- _DATA PROVIDED_
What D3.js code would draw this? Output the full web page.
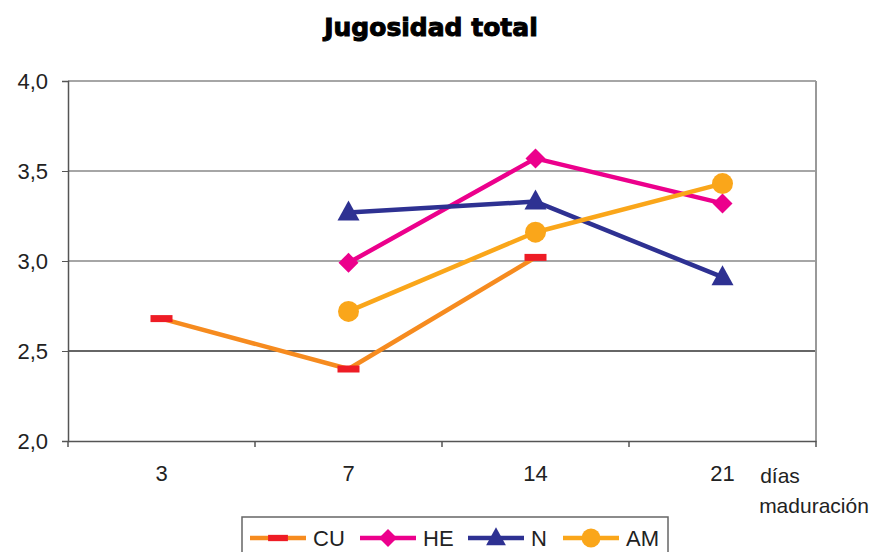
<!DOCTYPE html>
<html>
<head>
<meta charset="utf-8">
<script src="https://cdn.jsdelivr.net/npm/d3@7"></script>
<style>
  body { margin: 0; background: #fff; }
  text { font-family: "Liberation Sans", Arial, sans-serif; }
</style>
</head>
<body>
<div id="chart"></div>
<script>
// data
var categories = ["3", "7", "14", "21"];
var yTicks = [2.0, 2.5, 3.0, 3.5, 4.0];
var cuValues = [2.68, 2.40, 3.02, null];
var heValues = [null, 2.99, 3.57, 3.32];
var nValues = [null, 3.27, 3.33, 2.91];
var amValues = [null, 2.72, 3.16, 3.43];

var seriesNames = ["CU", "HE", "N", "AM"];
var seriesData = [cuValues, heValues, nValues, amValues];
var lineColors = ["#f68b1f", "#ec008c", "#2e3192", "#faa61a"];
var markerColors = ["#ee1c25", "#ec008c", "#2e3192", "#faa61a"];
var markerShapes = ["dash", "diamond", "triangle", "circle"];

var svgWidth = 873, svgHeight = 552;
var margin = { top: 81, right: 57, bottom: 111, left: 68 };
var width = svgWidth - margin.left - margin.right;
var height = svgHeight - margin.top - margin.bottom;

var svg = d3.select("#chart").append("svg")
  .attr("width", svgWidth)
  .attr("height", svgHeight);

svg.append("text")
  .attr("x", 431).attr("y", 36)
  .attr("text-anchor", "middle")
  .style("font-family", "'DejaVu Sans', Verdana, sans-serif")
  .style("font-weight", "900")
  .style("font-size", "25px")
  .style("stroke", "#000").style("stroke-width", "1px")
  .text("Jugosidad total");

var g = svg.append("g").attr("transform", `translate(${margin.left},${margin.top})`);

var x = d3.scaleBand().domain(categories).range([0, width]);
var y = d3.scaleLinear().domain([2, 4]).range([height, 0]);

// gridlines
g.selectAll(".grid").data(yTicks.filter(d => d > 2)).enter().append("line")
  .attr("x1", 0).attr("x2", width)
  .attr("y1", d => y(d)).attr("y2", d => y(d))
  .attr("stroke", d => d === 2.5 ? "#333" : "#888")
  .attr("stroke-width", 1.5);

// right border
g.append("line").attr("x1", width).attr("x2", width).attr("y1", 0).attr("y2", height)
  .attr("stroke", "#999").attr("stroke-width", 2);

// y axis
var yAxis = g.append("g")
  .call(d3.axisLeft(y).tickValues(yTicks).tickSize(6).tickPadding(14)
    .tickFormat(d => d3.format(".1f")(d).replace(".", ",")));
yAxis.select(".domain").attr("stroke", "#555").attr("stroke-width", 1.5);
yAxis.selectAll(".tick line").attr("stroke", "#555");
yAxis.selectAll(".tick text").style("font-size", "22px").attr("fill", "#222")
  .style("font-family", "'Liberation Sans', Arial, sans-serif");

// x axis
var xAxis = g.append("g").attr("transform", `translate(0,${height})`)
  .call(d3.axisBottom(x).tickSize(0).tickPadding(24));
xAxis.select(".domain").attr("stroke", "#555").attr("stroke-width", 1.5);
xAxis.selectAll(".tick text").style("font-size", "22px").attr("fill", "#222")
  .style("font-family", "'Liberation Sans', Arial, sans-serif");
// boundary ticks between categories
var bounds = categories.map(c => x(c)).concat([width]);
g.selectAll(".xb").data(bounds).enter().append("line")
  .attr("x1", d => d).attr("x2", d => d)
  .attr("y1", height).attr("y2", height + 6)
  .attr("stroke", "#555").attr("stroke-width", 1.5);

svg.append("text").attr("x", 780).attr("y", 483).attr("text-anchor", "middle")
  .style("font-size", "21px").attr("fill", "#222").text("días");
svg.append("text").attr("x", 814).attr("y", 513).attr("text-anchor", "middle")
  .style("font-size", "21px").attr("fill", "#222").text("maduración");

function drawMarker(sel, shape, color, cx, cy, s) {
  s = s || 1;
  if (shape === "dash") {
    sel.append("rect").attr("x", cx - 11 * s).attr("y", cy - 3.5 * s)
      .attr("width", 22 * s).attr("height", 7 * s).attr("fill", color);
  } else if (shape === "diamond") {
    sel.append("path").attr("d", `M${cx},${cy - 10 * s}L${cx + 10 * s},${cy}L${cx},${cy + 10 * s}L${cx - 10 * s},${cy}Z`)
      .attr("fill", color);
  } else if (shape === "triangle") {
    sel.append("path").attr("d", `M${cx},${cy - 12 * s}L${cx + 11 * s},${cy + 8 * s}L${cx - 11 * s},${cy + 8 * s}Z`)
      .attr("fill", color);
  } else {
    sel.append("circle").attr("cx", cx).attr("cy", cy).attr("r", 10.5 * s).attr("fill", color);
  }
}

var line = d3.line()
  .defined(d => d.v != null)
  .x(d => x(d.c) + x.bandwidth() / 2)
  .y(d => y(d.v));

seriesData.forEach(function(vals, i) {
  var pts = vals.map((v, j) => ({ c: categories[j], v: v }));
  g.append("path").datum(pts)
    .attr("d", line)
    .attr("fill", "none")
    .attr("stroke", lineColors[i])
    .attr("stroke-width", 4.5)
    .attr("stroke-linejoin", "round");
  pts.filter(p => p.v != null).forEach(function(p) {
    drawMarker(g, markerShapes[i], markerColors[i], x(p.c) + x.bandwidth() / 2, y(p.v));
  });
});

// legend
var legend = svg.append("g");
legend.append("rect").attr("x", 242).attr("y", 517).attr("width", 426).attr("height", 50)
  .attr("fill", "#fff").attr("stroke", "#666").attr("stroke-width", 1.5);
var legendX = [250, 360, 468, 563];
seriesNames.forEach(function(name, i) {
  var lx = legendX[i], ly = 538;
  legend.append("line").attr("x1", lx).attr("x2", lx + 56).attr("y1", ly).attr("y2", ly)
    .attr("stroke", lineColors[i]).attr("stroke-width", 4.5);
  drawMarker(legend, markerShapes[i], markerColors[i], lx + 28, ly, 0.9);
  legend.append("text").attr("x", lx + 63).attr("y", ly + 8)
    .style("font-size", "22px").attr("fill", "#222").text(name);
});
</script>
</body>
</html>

- _TASK BRIEF_
Give again, word for word, every line from the top of the data through the line with "var y = d3.scaleLinear().domain([2, 4]).range([height, 0]);", both ends included, and exclude the pictures.

- _WRITTEN REPLY_
What D3.js code would draw this? Output the full web page.
<!DOCTYPE html>
<html>
<head>
<meta charset="utf-8">
<script src="https://cdn.jsdelivr.net/npm/d3@7"></script>
<style>
  body { margin: 0; background: #fff; }
  text { font-family: "Liberation Sans", Arial, sans-serif; }
</style>
</head>
<body>
<div id="chart"></div>
<script>
// data
var categories = ["3", "7", "14", "21"];
var yTicks = [2.0, 2.5, 3.0, 3.5, 4.0];
var cuValues = [2.68, 2.40, 3.02, null];
var heValues = [null, 2.99, 3.57, 3.32];
var nValues = [null, 3.27, 3.33, 2.91];
var amValues = [null, 2.72, 3.16, 3.43];

var seriesNames = ["CU", "HE", "N", "AM"];
var seriesData = [cuValues, heValues, nValues, amValues];
var lineColors = ["#f68b1f", "#ec008c", "#2e3192", "#faa61a"];
var markerColors = ["#ee1c25", "#ec008c", "#2e3192", "#faa61a"];
var markerShapes = ["dash", "diamond", "triangle", "circle"];

var svgWidth = 873, svgHeight = 552;
var margin = { top: 81, right: 57, bottom: 111, left: 68 };
var width = svgWidth - margin.left - margin.right;
var height = svgHeight - margin.top - margin.bottom;

var svg = d3.select("#chart").append("svg")
  .attr("width", svgWidth)
  .attr("height", svgHeight);

svg.append("text")
  .attr("x", 431).attr("y", 36)
  .attr("text-anchor", "middle")
  .style("font-family", "'DejaVu Sans', Verdana, sans-serif")
  .style("font-weight", "900")
  .style("font-size", "25px")
  .style("stroke", "#000").style("stroke-width", "1px")
  .text("Jugosidad total");

var g = svg.append("g").attr("transform", `translate(${margin.left},${margin.top})`);

var x = d3.scaleBand().domain(categories).range([0, width]);
var y = d3.scaleLinear().domain([2, 4]).range([height, 0]);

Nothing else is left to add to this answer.